__YOUR GOAL__
Leaving out every picture, quote the data below exactly as it appears.

--- start ---

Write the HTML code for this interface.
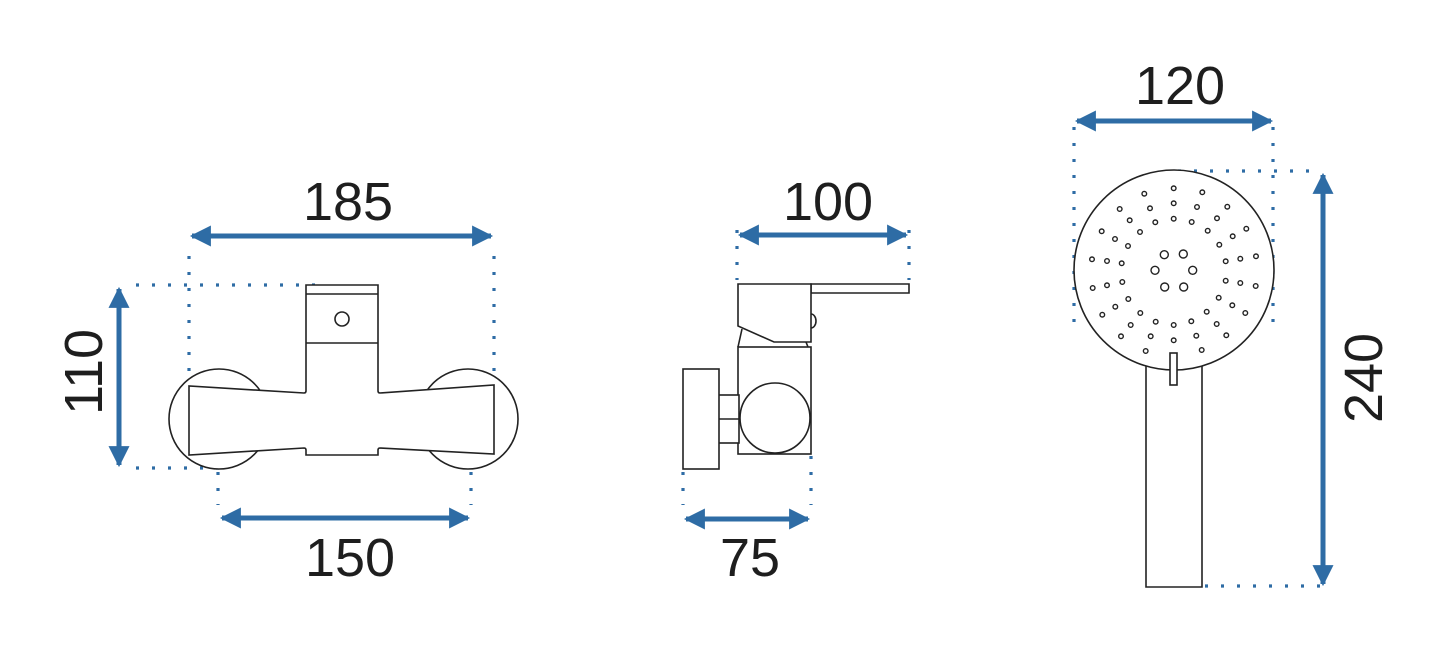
<!DOCTYPE html>
<html><head><meta charset="utf-8"><style>
html,body{margin:0;padding:0;background:#fff;}
svg{display:block;}
text{font-family:"Liberation Sans",sans-serif;font-size:54px;fill:#1e1e1e;}
</style></head><body>
<svg width="1445" height="670" viewBox="0 0 1445 670" xmlns="http://www.w3.org/2000/svg">
<defs>
<marker id="a" viewBox="0 0 10 10" refX="9" refY="5" markerWidth="5" markerHeight="4.2" orient="auto-start-reverse" markerUnits="strokeWidth"><path d="M0,0L10,5L0,10z" fill="#2e6ca5"/></marker>
</defs>
<g stroke="#2e6ca5" stroke-width="3.2" stroke-dasharray="3 13" fill="none">
<path d="M189,256V395M494,256V395M136,285H320M136,468H222M218,472V505M471,472V505"/>
<path d="M737,230V280M909,230V280M683,472V505M811,456V505"/>
<path d="M1074,127V325M1273,127V325M1178,171H1320M1205,586H1320"/>
</g>
<g stroke="#2e6ca5" stroke-width="5" fill="none" marker-start="url(#a)" marker-end="url(#a)">
<line x1="192" y1="236" x2="491" y2="236"/>
<line x1="119" y1="289" x2="119" y2="465"/>
<line x1="222" y1="518" x2="468" y2="518"/>
<line x1="740" y1="235" x2="906" y2="235"/>
<line x1="686" y1="519" x2="808" y2="519"/>
<line x1="1077" y1="121" x2="1271" y2="121"/>
<line x1="1323" y1="175" x2="1323" y2="584"/>
</g>
<g text-anchor="middle">
<text x="348" y="220">185</text>
<text x="350" y="576">150</text>
<text x="828" y="220">100</text>
<text x="750" y="576">75</text>
<text x="1180" y="104">120</text>
<text transform="translate(102,372) rotate(-90)">110</text>
<text transform="translate(1382,378) rotate(-90)">240</text>
</g>
<g stroke="#222" stroke-width="1.6" fill="#fff">
<circle cx="219" cy="419" r="50"/>
<circle cx="468" cy="419" r="50"/>
<path d="M306,285H378V391Q378,393 380,393L494,385V454L380,448Q378,448 378,450V455H306V450Q306,448 304,448L189,455V386L304,393Q306,393 306,391Z"/>
<path d="M306,294H378M306,343H378" fill="none"/>
<circle cx="342" cy="319" r="7"/>
<path d="M811,284H909V293H811Z"/>
<path d="M811,314A5,7 0 0 1 811,328"/>
<path d="M742,329L738,347M806,342L808,347" fill="none"/>
<path d="M738,284H811V342H774L738,326Z"/>
<rect x="738" y="347" width="73" height="107"/>
<circle cx="775" cy="418" r="35"/>
<rect x="718" y="395" width="21" height="48"/>
<path d="M718,419H739" fill="none"/>
<rect x="683" y="369" width="36" height="100"/>
<path d="M1146,365V587H1202V365"/>
<circle cx="1174" cy="270" r="100"/>
<g fill="none" stroke-width="1.4">
<circle cx="1164.3" cy="254.7" r="4"/><circle cx="1183.3" cy="254" r="4"/><circle cx="1155" cy="270.3" r="4"/><circle cx="1192.7" cy="270.3" r="4"/><circle cx="1164.7" cy="287" r="4"/><circle cx="1183.7" cy="287" r="4"/>
<circle cx="1144.3" cy="193.7" r="2.3"/><circle cx="1173.7" cy="188.3" r="2.3"/><circle cx="1202.3" cy="192.3" r="2.3"/><circle cx="1119.7" cy="209" r="2.3"/><circle cx="1150" cy="208.3" r="2.3"/><circle cx="1173.7" cy="203.3" r="2.3"/><circle cx="1197" cy="207" r="2.3"/><circle cx="1227.3" cy="206.7" r="2.3"/><circle cx="1129.7" cy="220.3" r="2.3"/><circle cx="1155.3" cy="222.3" r="2.3"/><circle cx="1173.7" cy="218.7" r="2.3"/><circle cx="1191.7" cy="222" r="2.3"/><circle cx="1217" cy="218.3" r="2.3"/><circle cx="1101.7" cy="231.3" r="2.3"/><circle cx="1140" cy="232" r="2.3"/><circle cx="1207.7" cy="230.7" r="2.3"/><circle cx="1246.3" cy="228.7" r="2.3"/><circle cx="1115" cy="239" r="2.3"/><circle cx="1128" cy="246" r="2.3"/><circle cx="1232.7" cy="236.3" r="2.3"/><circle cx="1219.3" cy="244.7" r="2.3"/><circle cx="1092" cy="259.3" r="2.3"/><circle cx="1107" cy="261" r="2.3"/><circle cx="1121.7" cy="263.3" r="2.3"/><circle cx="1225.7" cy="261.3" r="2.3"/><circle cx="1240.3" cy="258.7" r="2.3"/><circle cx="1256" cy="256.3" r="2.3"/><circle cx="1092.7" cy="288" r="2.3"/><circle cx="1107" cy="285.3" r="2.3"/><circle cx="1122.3" cy="282" r="2.3"/><circle cx="1225.7" cy="280.7" r="2.3"/><circle cx="1240.3" cy="283" r="2.3"/><circle cx="1255.7" cy="286" r="2.3"/><circle cx="1128.3" cy="299" r="2.3"/><circle cx="1218.7" cy="297.7" r="2.3"/><circle cx="1115.3" cy="306.7" r="2.3"/><circle cx="1232.3" cy="305.3" r="2.3"/><circle cx="1102.3" cy="314.7" r="2.3"/><circle cx="1140.3" cy="313" r="2.3"/><circle cx="1206.7" cy="311.7" r="2.3"/><circle cx="1245.3" cy="313" r="2.3"/><circle cx="1130.7" cy="325" r="2.3"/><circle cx="1155.7" cy="321.7" r="2.3"/><circle cx="1173.7" cy="325" r="2.3"/><circle cx="1191.3" cy="321.3" r="2.3"/><circle cx="1216.7" cy="324" r="2.3"/><circle cx="1121" cy="336.3" r="2.3"/><circle cx="1150.7" cy="336.3" r="2.3"/><circle cx="1173.7" cy="340.3" r="2.3"/><circle cx="1196.3" cy="335.7" r="2.3"/><circle cx="1226.3" cy="335.3" r="2.3"/><circle cx="1145.7" cy="351" r="2.3"/><circle cx="1201.7" cy="350" r="2.3"/>
</g>
<rect x="1170" y="353" width="7" height="32"/>
</g>
</svg>
</body></html>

--- end ---

__THE OUTPUT__
Write the HTML code for this interface.
<!DOCTYPE html>
<html><head><meta charset="utf-8"><style>
html,body{margin:0;padding:0;background:#fff;}
svg{display:block;}
text{font-family:"Liberation Sans",sans-serif;font-size:54px;fill:#1e1e1e;}
</style></head><body>
<svg width="1445" height="670" viewBox="0 0 1445 670" xmlns="http://www.w3.org/2000/svg">
<defs>
<marker id="a" viewBox="0 0 10 10" refX="9" refY="5" markerWidth="5" markerHeight="4.2" orient="auto-start-reverse" markerUnits="strokeWidth"><path d="M0,0L10,5L0,10z" fill="#2e6ca5"/></marker>
</defs>
<g stroke="#2e6ca5" stroke-width="3.2" stroke-dasharray="3 13" fill="none">
<path d="M189,256V395M494,256V395M136,285H320M136,468H222M218,472V505M471,472V505"/>
<path d="M737,230V280M909,230V280M683,472V505M811,456V505"/>
<path d="M1074,127V325M1273,127V325M1178,171H1320M1205,586H1320"/>
</g>
<g stroke="#2e6ca5" stroke-width="5" fill="none" marker-start="url(#a)" marker-end="url(#a)">
<line x1="192" y1="236" x2="491" y2="236"/>
<line x1="119" y1="289" x2="119" y2="465"/>
<line x1="222" y1="518" x2="468" y2="518"/>
<line x1="740" y1="235" x2="906" y2="235"/>
<line x1="686" y1="519" x2="808" y2="519"/>
<line x1="1077" y1="121" x2="1271" y2="121"/>
<line x1="1323" y1="175" x2="1323" y2="584"/>
</g>
<g text-anchor="middle">
<text x="348" y="220">185</text>
<text x="350" y="576">150</text>
<text x="828" y="220">100</text>
<text x="750" y="576">75</text>
<text x="1180" y="104">120</text>
<text transform="translate(102,372) rotate(-90)">110</text>
<text transform="translate(1382,378) rotate(-90)">240</text>
</g>
<g stroke="#222" stroke-width="1.6" fill="#fff">
<circle cx="219" cy="419" r="50"/>
<circle cx="468" cy="419" r="50"/>
<path d="M306,285H378V391Q378,393 380,393L494,385V454L380,448Q378,448 378,450V455H306V450Q306,448 304,448L189,455V386L304,393Q306,393 306,391Z"/>
<path d="M306,294H378M306,343H378" fill="none"/>
<circle cx="342" cy="319" r="7"/>
<path d="M811,284H909V293H811Z"/>
<path d="M811,314A5,7 0 0 1 811,328"/>
<path d="M742,329L738,347M806,342L808,347" fill="none"/>
<path d="M738,284H811V342H774L738,326Z"/>
<rect x="738" y="347" width="73" height="107"/>
<circle cx="775" cy="418" r="35"/>
<rect x="718" y="395" width="21" height="48"/>
<path d="M718,419H739" fill="none"/>
<rect x="683" y="369" width="36" height="100"/>
<path d="M1146,365V587H1202V365"/>
<circle cx="1174" cy="270" r="100"/>
<g fill="none" stroke-width="1.4">
<circle cx="1164.3" cy="254.7" r="4"/><circle cx="1183.3" cy="254" r="4"/><circle cx="1155" cy="270.3" r="4"/><circle cx="1192.7" cy="270.3" r="4"/><circle cx="1164.7" cy="287" r="4"/><circle cx="1183.7" cy="287" r="4"/>
<circle cx="1144.3" cy="193.7" r="2.3"/><circle cx="1173.7" cy="188.3" r="2.3"/><circle cx="1202.3" cy="192.3" r="2.3"/><circle cx="1119.7" cy="209" r="2.3"/><circle cx="1150" cy="208.3" r="2.3"/><circle cx="1173.7" cy="203.3" r="2.3"/><circle cx="1197" cy="207" r="2.3"/><circle cx="1227.3" cy="206.7" r="2.3"/><circle cx="1129.7" cy="220.3" r="2.3"/><circle cx="1155.3" cy="222.3" r="2.3"/><circle cx="1173.7" cy="218.7" r="2.3"/><circle cx="1191.7" cy="222" r="2.3"/><circle cx="1217" cy="218.3" r="2.3"/><circle cx="1101.7" cy="231.3" r="2.3"/><circle cx="1140" cy="232" r="2.3"/><circle cx="1207.7" cy="230.7" r="2.3"/><circle cx="1246.3" cy="228.7" r="2.3"/><circle cx="1115" cy="239" r="2.3"/><circle cx="1128" cy="246" r="2.3"/><circle cx="1232.7" cy="236.3" r="2.3"/><circle cx="1219.3" cy="244.7" r="2.3"/><circle cx="1092" cy="259.3" r="2.3"/><circle cx="1107" cy="261" r="2.3"/><circle cx="1121.7" cy="263.3" r="2.3"/><circle cx="1225.7" cy="261.3" r="2.3"/><circle cx="1240.3" cy="258.7" r="2.3"/><circle cx="1256" cy="256.3" r="2.3"/><circle cx="1092.7" cy="288" r="2.3"/><circle cx="1107" cy="285.3" r="2.3"/><circle cx="1122.3" cy="282" r="2.3"/><circle cx="1225.7" cy="280.7" r="2.3"/><circle cx="1240.3" cy="283" r="2.3"/><circle cx="1255.7" cy="286" r="2.3"/><circle cx="1128.3" cy="299" r="2.3"/><circle cx="1218.7" cy="297.7" r="2.3"/><circle cx="1115.3" cy="306.7" r="2.3"/><circle cx="1232.3" cy="305.3" r="2.3"/><circle cx="1102.3" cy="314.7" r="2.3"/><circle cx="1140.3" cy="313" r="2.3"/><circle cx="1206.7" cy="311.7" r="2.3"/><circle cx="1245.3" cy="313" r="2.3"/><circle cx="1130.7" cy="325" r="2.3"/><circle cx="1155.7" cy="321.7" r="2.3"/><circle cx="1173.7" cy="325" r="2.3"/><circle cx="1191.3" cy="321.3" r="2.3"/><circle cx="1216.7" cy="324" r="2.3"/><circle cx="1121" cy="336.3" r="2.3"/><circle cx="1150.7" cy="336.3" r="2.3"/><circle cx="1173.7" cy="340.3" r="2.3"/><circle cx="1196.3" cy="335.7" r="2.3"/><circle cx="1226.3" cy="335.3" r="2.3"/><circle cx="1145.7" cy="351" r="2.3"/><circle cx="1201.7" cy="350" r="2.3"/>
</g>
<rect x="1170" y="353" width="7" height="32"/>
</g>
</svg>
</body></html>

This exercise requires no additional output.